Write out the opening lines of the data word for word, up to and including the line with "const yTicks = [0, 5, 10, 15, 20, 25, 30];", and leave every picture and every later line out.

* **Data**
_____

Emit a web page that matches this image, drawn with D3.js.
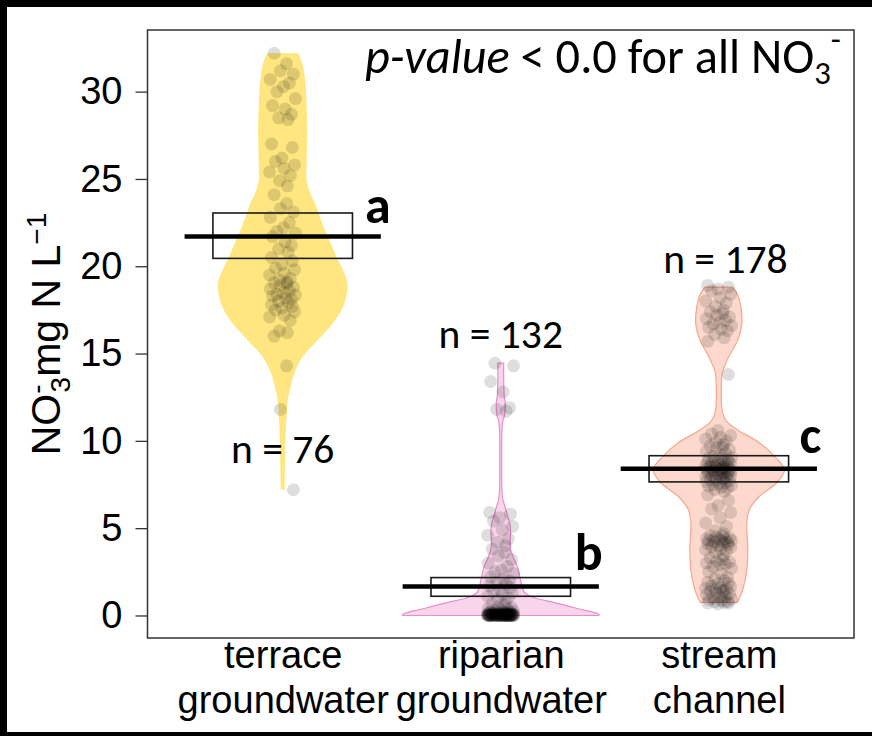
<!DOCTYPE html>
<html>
<head>
<meta charset="utf-8">
<script src="https://cdn.jsdelivr.net/npm/d3@7"></script>
<style>
  html, body { margin: 0; padding: 0; background: #fff; }
  svg { display: block; }
</style>
</head>
<body>
<script>
// ---- data ----
const categories = ["terrace groundwater", "riparian groundwater", "stream channel"];
const categoryLines = [["terrace", "groundwater"], ["riparian", "groundwater"], ["stream", "channel"]];
const nCounts = [76, 132, 178];
const groupLetters = ["a", "b", "c"];
const meanValues = [21.7, 1.66, 8.4];
const boxLow = [20.45, 1.1, 7.65];
const boxHigh = [23.05, 2.17, 9.15];
const yTicks = [0, 5, 10, 15, 20, 25, 30];

// violin outlines: [NO3 mg N/L, relative density]
const terraceDensity = [
  [32.2, .16], [31.6, .20], [30.6, .23], [29.0, .245], [27.8, .25], [26.0, .245], [24.9, .245],
  [24.2, .28], [23.6, .33], [22.8, .38], [22.06, .43], [21.3, .49], [20.5, .55], [19.7, .62],
  [19.0, .66], [18.3, .65], [17.5, .60], [16.8, .52], [16.2, .43], [15.6, .33], [15.0, .23],
  [14.4, .16], [13.9, .12], [13.1, .08], [12.3, .05], [11.4, .04], [10.5, .03], [9.0, .025],
  [7.4, .02], [7.2, .02]
];
const riparianDensity = [
  [14.45, .03], [13.5, .03], [12.6, .035], [12.2, .045], [11.5, .04], [11.1, .02], [10.6, .012],
  [9.0, .01], [7.2, .012], [6.7, .02], [6.2, .045], [5.7, .07], [5.2, .095], [4.7, .10],
  [4.2, .095], [3.8, .10], [3.3, .13], [2.8, .17], [2.2, .195], [1.6, .22], [1.3, .245],
  [1.0, .35], [0.74, .55], [0.4, .78], [0.06, 1.0], [0.0, 1.0]
];
const streamDensity = [
  [18.8, .14], [18.4, .19], [17.66, .225], [16.7, .235], [15.8, .195], [15.2, .14], [14.8, .10],
  [14.3, .06], [13.9, .035], [12.9, .025], [11.9, .03], [11.4, .05], [11.0, .10], [10.6, .20],
  [9.9, .41], [9.1, .57], [8.34, .67], [7.6, .59], [6.8, .41], [6.06, .31], [5.3, .285],
  [4.5, .29], [3.9, .295], [2.6, .285], [1.5, .245], [0.75, .19]
];

// individual samples (NO3 mg N/L)
const terraceValues = [
  32.2, 31.6, 31.2, 31.0, 30.7, 30.5, 30.3, 30.0, 29.6, 29.2, 29.0, 28.7, 28.5, 28.4, 27.0, 26.8,
  26.2, 26.0, 25.8, 25.6, 25.4, 25.2, 24.9, 24.6, 24.1, 23.6, 23.3, 23.1, 22.8, 22.5, 22.2, 22.0,
  21.9, 21.7, 21.4, 21.2, 21.0, 20.8, 20.5, 20.3, 20.1, 19.9, 19.8, 19.6, 19.5, 19.3, 19.2, 19.1,
  19.05, 19.0, 18.9, 18.8, 18.7, 18.6, 18.5, 18.4, 18.35, 18.3, 18.2, 18.1, 18.0, 17.9, 17.8, 17.7,
  17.6, 17.5, 17.4, 17.2, 17.1, 16.9, 16.3, 16.2, 16.0, 14.3, 11.8, 7.2
];
const riparianValues = [
  14.45, 14.3, 13.4, 12.8, 11.9, 11.8, 11.7,
  5.9, 5.8, 5.6, 5.4, 5.1, 4.9, 4.6, 4.4, 4.2, 4.0, 3.8, 3.6, 3.4, 3.2, 3.0, 2.8, 2.6, 2.5,
  2.4, 2.2, 2.1, 2.0, 1.9, 1.8, 1.7, 1.6, 1.5, 1.4, 1.3, 1.2, 1.1, 1.0, 0.9, 0.8, 0.7, 0.6,
  0.5, 0.45, 0.4, 0.35,
  0.3, 0.28, 0.25, 0.22, 0.2, 0.2, 0.18, 0.17, 0.15, 0.15, 0.14, 0.13, 0.12, 0.12, 0.11, 0.1,
  0.1, 0.1, 0.09, 0.09, 0.08, 0.08, 0.08, 0.07, 0.07, 0.07, 0.06, 0.06, 0.06, 0.05, 0.05, 0.05,
  0.05, 0.04, 0.04, 0.04, 0.04, 0.03, 0.03, 0.03, 0.03, 0.03, 0.02, 0.02, 0.02, 0.02, 0.02, 0.02,
  0.01, 0.01, 0.01, 0.01, 0.01, 0.01, 0.01, 0.0, 0.0, 0.0, 0.0, 0.0, 0.0, 0.0, 0.0, 0.0,
  0.0, 0.0, 0.0, 0.0, 0.0, 0.0, 0.0, 0.0, 0.0, 0.0, 0.0, 0.0, 0.0, 0.0, 0.0, 0.0, 0.0, 0.0
];
const streamValues = [
  18.9, 18.8, 18.7, 18.6, 18.4, 18.2, 18.0, 17.9, 17.7, 17.5, 17.4, 17.3, 17.2, 17.1, 17.0, 16.9,
  16.8, 16.7, 16.6, 16.5, 16.4, 16.3, 16.1, 15.9, 15.7, 13.8,
  10.6, 10.4, 10.3, 10.2, 10.1, 10.0, 9.9, 9.8, 9.7, 9.6, 9.6, 9.5, 9.4, 9.3, 9.2, 9.1,
  9.05, 9.0, 8.95, 8.92, 8.9, 8.85, 8.8, 8.8, 8.75, 8.7, 8.7, 8.65, 8.6, 8.6, 8.55, 8.5, 8.5,
  8.48, 8.45, 8.4, 8.4, 8.38, 8.35, 8.3, 8.3, 8.28, 8.25, 8.2, 8.2, 8.18, 8.15, 8.1, 8.1, 8.05,
  8.0, 8.0, 7.96, 7.92, 7.9, 7.85, 7.8, 7.8, 7.75, 7.7, 7.65, 7.6, 7.55, 7.5, 7.45, 7.4, 7.35,
  7.3, 7.2, 7.1,
  6.9, 6.6, 6.3, 6.1, 5.9, 5.6, 5.3, 5.1,
  4.85, 4.7, 4.6, 4.55, 4.5, 4.45, 4.4, 4.38, 4.35, 4.3, 4.3, 4.28, 4.25, 4.2, 4.2, 4.15, 4.1,
  4.05, 4.0, 3.95, 3.9, 3.8, 3.75, 3.7, 3.6,
  3.45, 3.3, 3.2, 3.1, 3.05, 3.0, 2.95, 2.9, 2.8, 2.7, 2.5, 2.4,
  2.2, 2.1, 2.0, 1.9, 1.85, 1.8, 1.7, 1.65, 1.6, 1.55, 1.5, 1.5, 1.45, 1.4, 1.35, 1.3, 1.25,
  1.2, 1.1, 1.05, 1.0, 0.95, 0.9, 0.85, 0.8, 0.78, 0.75, 0.72, 0.7, 0.66
];

const densities = [terraceDensity, riparianDensity, streamDensity];
const samples = [terraceValues, riparianValues, streamValues];

// ---- look ----
const fills = ["#ffe680", "#f8d5eb", "#fcd9cc"];
const strokes = ["none", "#e890cc", "#f5a88e"];
// fixed horizontal jitter cycle, in category units
const jitterCycle = [-0.046, 0.021, -0.012, 0.058, -0.067, 0.036, 0.004, -0.031, 0.069, -0.055,
  0.013, 0.047, -0.022, 0.029, -0.06, 0.052, -0.004, -0.039, 0.064, 0.008, -0.071, 0.041, -0.017, 0.025];
const jitterScale = 0.85;

const W = 872, H = 736;
const plot = { left: 147.5, right: 854, top: 30, bottom: 638 };
const axisFont = "'Liberation Sans', Arial, sans-serif";
const noteFont = "Carlito, Lato, 'Open Sans', sans-serif";

const svg = d3.select("body").append("svg")
  .attr("width", W)
  .attr("height", H);

// black picture border (top, left, bottom)
svg.append("rect").attr("width", W).attr("height", H).attr("fill", "#000");
svg.append("rect").attr("x", 7).attr("y", 7).attr("width", W - 7).attr("height", 725).attr("fill", "#fff");

const x = d3.scaleLinear().domain([0.38, 3.62]).range([plot.left, plot.right]);
const y = d3.scaleLinear().domain([-1.29, 33.53]).range([plot.bottom, plot.top]);
const w = d3.scaleLinear().domain([0, 1]).range([0, x(1.45) - x(1)]);

const g = svg.append("g");

// violins
densities.forEach((dens, i) => {
  const cx = x(i + 1);
  const area = d3.area()
    .y(d => y(d[0]))
    .x0(d => cx - w(d[1]))
    .x1(d => cx + w(d[1]))
    .curve(d3.curveCatmullRom.alpha(0.5));
  g.append("path")
    .attr("d", area(dens))
    .attr("fill", fills[i])
    .attr("stroke", strokes[i])
    .attr("stroke-width", 1.2);
});

// jittered points
samples.forEach((vals, i) => {
  g.append("g").selectAll("circle")
    .data(vals)
    .join("circle")
    .attr("cx", (d, k) => x(i + 1 + jitterScale * jitterCycle[(k + i * 7) % jitterCycle.length]))
    .attr("cy", d => y(d))
    .attr("r", 6.5)
    .attr("fill", "#000")
    .attr("fill-opacity", 0.13);
});

// boxes and mean lines
categories.forEach((c, i) => {
  g.append("rect")
    .attr("x", x(i + 1 - 0.32))
    .attr("width", x(1.64) - x(1))
    .attr("y", y(boxHigh[i]))
    .attr("height", y(boxLow[i]) - y(boxHigh[i]))
    .attr("fill", "none")
    .attr("stroke", "#1a1a1a")
    .attr("stroke-width", 1.6);
  g.append("line")
    .attr("x1", x(i + 1 - 0.45))
    .attr("x2", x(i + 1 + 0.45))
    .attr("y1", y(meanValues[i]))
    .attr("y2", y(meanValues[i]))
    .attr("stroke", "#000")
    .attr("stroke-width", 4.5);
});

// frame
svg.append("rect")
  .attr("x", plot.left).attr("y", plot.top)
  .attr("width", plot.right - plot.left)
  .attr("height", plot.bottom - plot.top)
  .attr("fill", "none")
  .attr("stroke", "#333")
  .attr("stroke-width", 1.5);

// y axis
const yAxis = svg.append("g")
  .attr("transform", `translate(${plot.left},0)`)
  .call(d3.axisLeft(y).tickValues(yTicks).tickSize(12).tickPadding(13));
yAxis.select(".domain").remove();
yAxis.selectAll("line").attr("stroke", "#333").attr("stroke-width", 1.3);
yAxis.selectAll("text")
  .attr("font-family", axisFont)
  .attr("font-size", 38)
  .attr("fill", "#000");

// x axis labels (two lines)
const xAxis = svg.append("g")
  .attr("transform", `translate(0,${plot.bottom})`)
  .call(d3.axisBottom(x).tickValues([1, 2, 3]).tickSize(0).tickFormat(""));
xAxis.select(".domain").remove();
xAxis.selectAll(".tick").append("text")
  .attr("text-anchor", "middle")
  .attr("font-family", axisFont)
  .attr("font-size", 38)
  .attr("fill", "#000")
  .selectAll("tspan")
  .data((d, i) => categoryLines[i])
  .join("tspan")
  .attr("x", 0)
  .attr("y", (d, k) => 30 + k * 45)
  .text(d => d);

// y title
const yTitle = svg.append("text")
  .attr("transform", "translate(60,334) rotate(-90)")
  .attr("text-anchor", "middle")
  .attr("font-family", axisFont)
  .attr("font-size", 41)
  .attr("fill", "#000");
yTitle.append("tspan").text("NO");
yTitle.append("tspan").attr("font-size", 28).attr("dy", -14).text("-");
yTitle.append("tspan").attr("font-size", 28).attr("dx", -8).attr("dy", 24).text("3");
yTitle.append("tspan").attr("dy", -10).text("mg N L");
yTitle.append("tspan").attr("font-size", 28).attr("dy", -14).text("\u22121");

// sample counts
const nLabelAt = [[1, 8.74], [2, 15.3], [3.03, 19.6]];
nCounts.forEach((n, i) => {
  svg.append("text")
    .attr("x", x(nLabelAt[i][0]))
    .attr("y", y(nLabelAt[i][1]))
    .attr("text-anchor", "middle")
    .attr("font-family", noteFont)
    .attr("font-size", 41.5)
    .attr("fill", "#000")
    .text(`n = ${n}`);
});

// group letters
const letterAt = [[1.377, 22.46], [2.339, 2.63], [3.37, 9.31]];
groupLetters.forEach((l, i) => {
  svg.append("text")
    .attr("x", x(letterAt[i][0]))
    .attr("y", y(letterAt[i][1]))
    .attr("font-family", noteFont)
    .attr("font-weight", "bold")
    .attr("font-size", 52)
    .attr("fill", "#000")
    .text(l);
});

// p-value note, sized to span the same width as the original
const note = svg.append("text")
  .attr("x", 365)
  .attr("y", 73)
  .attr("font-family", noteFont)
  .attr("font-size", 34)
  .attr("fill", "#000");
note.append("tspan").attr("font-style", "italic").text("p-value");
note.append("tspan").text(" < 0.0 for all NO");
const sub = note.append("tspan").attr("font-size", 23).attr("dy", 8).text("3");
const sup = note.append("tspan").attr("font-size", 23).attr("dy", -24).text("-");
const noteW = note.node().getBBox().width;
const k = 476 / noteW;
note.attr("font-size", 34 * k);
sub.attr("font-size", 23 * k).attr("dy", 8 * k);
sup.attr("font-size", 23 * k).attr("dy", -24 * k);
</script>
</body>
</html>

_____

* **Task result**
Emit a web page that matches this image, drawn with D3.js.
<!DOCTYPE html>
<html>
<head>
<meta charset="utf-8">
<script src="https://cdn.jsdelivr.net/npm/d3@7"></script>
<style>
  html, body { margin: 0; padding: 0; background: #fff; }
  svg { display: block; }
</style>
</head>
<body>
<script>
// ---- data ----
const categories = ["terrace groundwater", "riparian groundwater", "stream channel"];
const categoryLines = [["terrace", "groundwater"], ["riparian", "groundwater"], ["stream", "channel"]];
const nCounts = [76, 132, 178];
const groupLetters = ["a", "b", "c"];
const meanValues = [21.7, 1.66, 8.4];
const boxLow = [20.45, 1.1, 7.65];
const boxHigh = [23.05, 2.17, 9.15];
const yTicks = [0, 5, 10, 15, 20, 25, 30];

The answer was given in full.